I have lived in autocracies most of my life, and have spent much of my career writing about Vladimir Putin’s Russia. I have learned a few rules for surviving in an autocracy and salvaging your sanity and self-respect. It might be worth considering them now:
Rule #1: Believe the autocrat. He means what he says. Whenever you find yourself thinking, or hear others claiming, that he is exaggerating, that is our innate tendency to reach for a rationalization. This will happen often: humans seem to have evolved to practice denial when confronted publicly with the unacceptable. Back in the 1930s, the New York Times assured its readers that Hitler’s anti-Semitism was all posture. More recently, the same newspaper made a telling choice between two statements made by Putin’s press secretary Dmitry Peskov following a police crackdown on protesters in Moscow: “The police acted mildly—I would have liked them to act more harshly” rather than those protesters’ “liver should have been spread all over the pavement.” Perhaps the journalists could not believe their ears. But they should—both in the Russian case, and in the American one. For all the admiration Trump has expressed for Putin, the two men are very different; if anything, there is even more reason to listen to everything Trump has said. He has no political establishment into which to fold himself following the campaign, and therefore no reason to shed his campaign rhetoric. On the contrary: it is now the establishment that is rushing to accommodate him—from the president, who met with him at the White House on Thursday, to the leaders of the Republican Party, who are discarding their long-held scruples to embrace his radical positions.

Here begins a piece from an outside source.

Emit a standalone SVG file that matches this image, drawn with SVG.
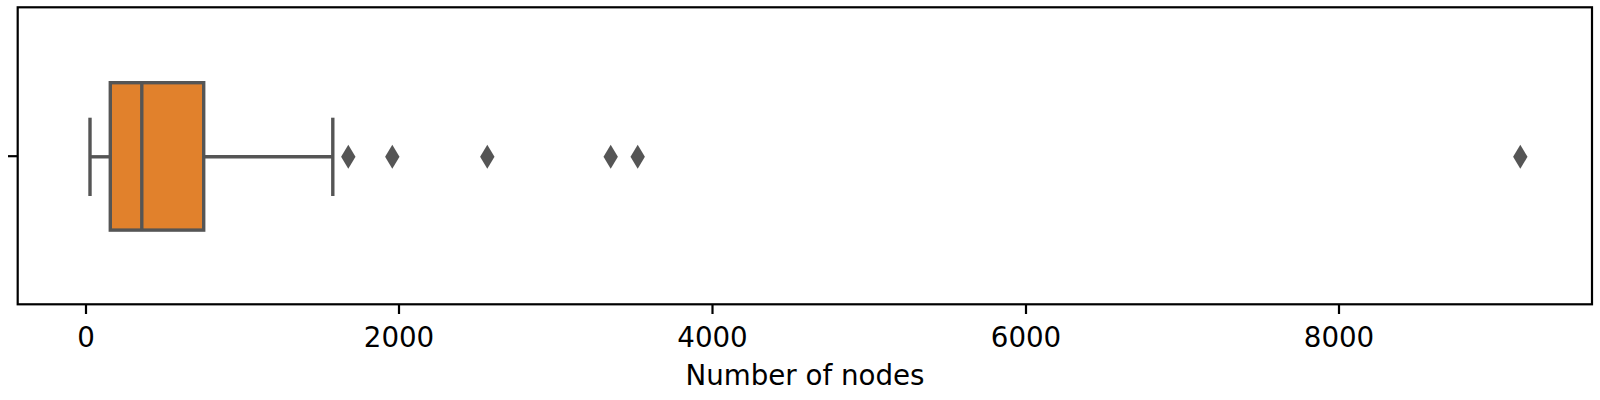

He has received the support he needed to win, and the adulation he craves, precisely because of his outrageous threats. Trump rally crowds have chanted “Lock her up!” They, and he, meant every word.
If Trump does not go after Hillary Clinton on his first day in office, if he instead focuses, as his acceptance speech indicated he might, on the unifying project of investing in infrastructure (which, not coincidentally, would provide an instant opportunity to reward his cronies and himself), it will be foolish to breathe a sigh of relief. Trump has made his plans clear, and he has made a compact with his voters to carry them out. These plans include not only dismantling legislation such as Obamacare but also doing away with judicial restraint—and, yes, punishing opponents.
To begin jailing his political opponents, or just one opponent, Trump will begin by trying to capture members of the judicial system. Observers and even activists functioning in the normal-election mode are fixated on the Supreme Court as the site of the highest-risk impending Trump appointment. There is little doubt that Trump will appoint someone who will cause the Court to veer to the right; there is also the risk that it might be someone who will wreak havoc with the very culture of the high court. And since Trump plans to use the judicial system to carry out his political vendettas, his pick for attorney general will be no less important. Imagine former New York Mayor Rudy Giuliani or New Jersey Governor Chris Christie going after Hillary Clinton on orders from President Trump; quite aside from their approach to issues such as the Geneva Conventions, the use of police powers, criminal justice reforms, and other urgent concerns.